▶ COLLECTED MATERIAL
********

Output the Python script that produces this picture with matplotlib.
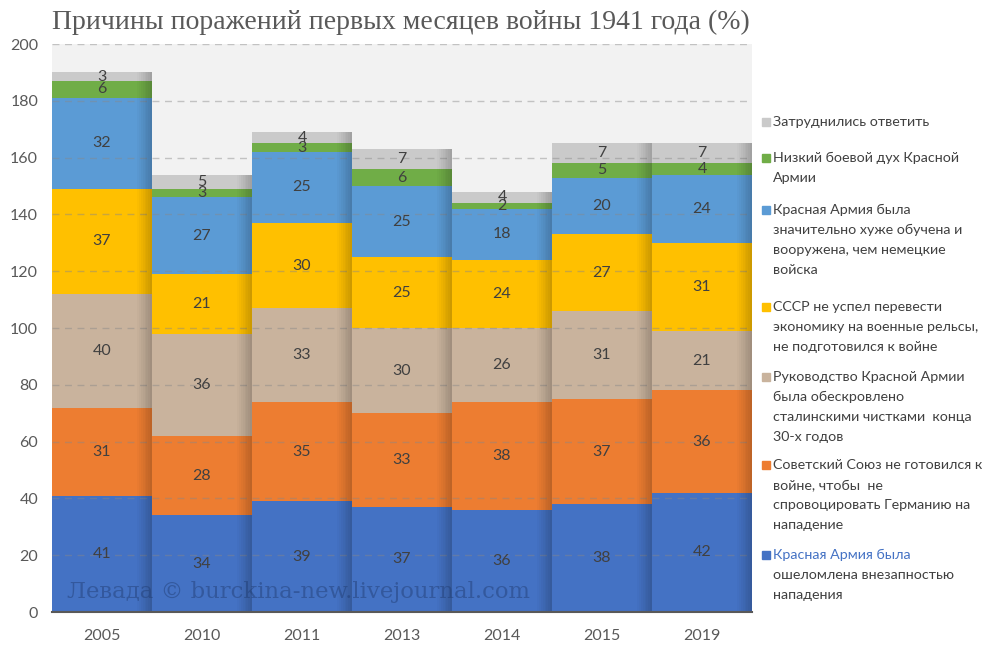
import matplotlib
matplotlib.use('Agg')
from matplotlib import pyplot as plt
from matplotlib.patches import Rectangle
import numpy as np

years = ['2005', '2010', '2011', '2013', '2014', '2015', '2019']

surprise = [41, 34, 39, 37, 36, 38, 42]
not_prepared = [31, 28, 35, 33, 38, 37, 36]
purges = [40, 36, 33, 30, 26, 31, 21]
economy = [37, 21, 30, 25, 24, 27, 31]
worse_trained = [32, 27, 25, 25, 18, 20, 24]
low_morale = [6, 3, 3, 6, 2, 5, 4]
no_answer = [3, 5, 4, 7, 4, 7, 7]

series = [surprise, not_prepared, purges, economy, worse_trained, low_morale, no_answer]
colors = ['#4472c4', '#ed7d31', '#c9b39d', '#ffc000', '#5b9bd5', '#70ad47', '#cacaca']

legend_labels = [
    ['Красная Армия была', 'ошеломлена внезапностью', 'нападения'],
    ['Советский Союз не готовился к', 'войне, чтобы  не', 'спровоцировать Германию на', 'нападение'],
    ['Руководство Красной Армии', 'была обескровлено', 'сталинскими чистками  конца', '30-х годов'],
    ['СССР не успел перевести', 'экономику на военные рельсы,', 'не подготовился к войне'],
    ['Красная Армия была', 'значительно хуже обучена и', 'вооружена, чем немецкие', 'войска'],
    ['Низкий боевой дух Красной', 'Армии'],
    ['Затруднились ответить'],
]

txt = '#404040'
fig = plt.figure(figsize=(10, 6.6), dpi=100)
ax = fig.add_axes([0.052, 0.0727, 0.700, 0.8606])
ax.set_facecolor('#f2f2f2')

x = np.arange(len(years))
bottom = np.zeros(len(years))
for vals, c in zip(series, colors):
    vals = np.array(vals, dtype=float)
    ax.bar(x, vals, width=1.0, bottom=bottom, color=c, zorder=2, linewidth=0)
    for xi, b, v in zip(x, bottom, vals):
        ax.text(xi, b + v / 2, str(int(v)), ha='center', va='center',
                fontsize=11.5, color=txt, family='Lato', zorder=5)
    bottom += vals

# darker shaded right edge on each bar
totals = bottom
n = 8
for k in range(n):
    x0 = 0.35 + k * 0.15 / n
    for xi, t in zip(x, totals):
        ax.add_patch(Rectangle((xi + x0, 0), 0.15 / n, t, color='black',
                               alpha=0.02 + 0.025 * k, lw=0, zorder=3))

ax.set_xlim(-0.5, 6.5)
ax.set_ylim(0, 200)
ax.set_yticks(range(0, 201, 20))
ax.set_xticks(x)
ax.set_xticklabels(years)
ax.yaxis.grid(True, linestyle=(0, (5, 4)), color='#888888', alpha=0.45, lw=1, zorder=4)
ax.set_axisbelow(False)
for s in ['top', 'right', 'left']:
    ax.spines[s].set_visible(False)
ax.spines['bottom'].set_color('#595959')
ax.spines['bottom'].set_linewidth(1.5)
ax.spines['bottom'].set_zorder(6)
ax.tick_params(length=0, labelsize=11.5, colors='#595959', pad=12)
ax.tick_params(axis='y', pad=10)
for lab in ax.get_xticklabels() + ax.get_yticklabels():
    lab.set_family('Lato')

fig.text(0.052, 0.966, 'Причины поражений первых месяцев войны 1941 года (%)',
         fontsize=20, family='Liberation Serif', color='#595959', va='center')

ax.text(0.022, 0.035, 'Левада © burckina-new.livejournal.com', transform=ax.transAxes,
        fontsize=16.4, family='DejaVu Serif', color='#1f3a6e', alpha=0.45, va='center', zorder=7)

# legend, drawn top to bottom
first_y = [555, 465, 377, 307, 210, 158, 122]
for lines, c, y0 in zip(legend_labels, colors, first_y):
    fig.patches.append(Rectangle((762 / 1000, 1 - (y0 + 4) / 660), 8 / 1000, 8 / 660,
                                 transform=fig.transFigure, color=c, figure=fig))
    for i, line in enumerate(lines):
        col = '#4472c4' if (c == '#4472c4' and i == 0) else txt
        fig.text(773 / 1000, 1 - (y0 + i * 20) / 660, line, fontsize=10.3,
                 family='Lato', color=col, va='center')

fig.savefig('out.png', dpi=100)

********

▶ WHAT YOU HAVE TO DO
Find each line that has the word "matplotlib", then copy it out.

▶ EXERCISE RESULT
Output the Python script that produces this picture with matplotlib.
import matplotlib
matplotlib.use('Agg')
from matplotlib import pyplot as plt
from matplotlib.patches import Rectangle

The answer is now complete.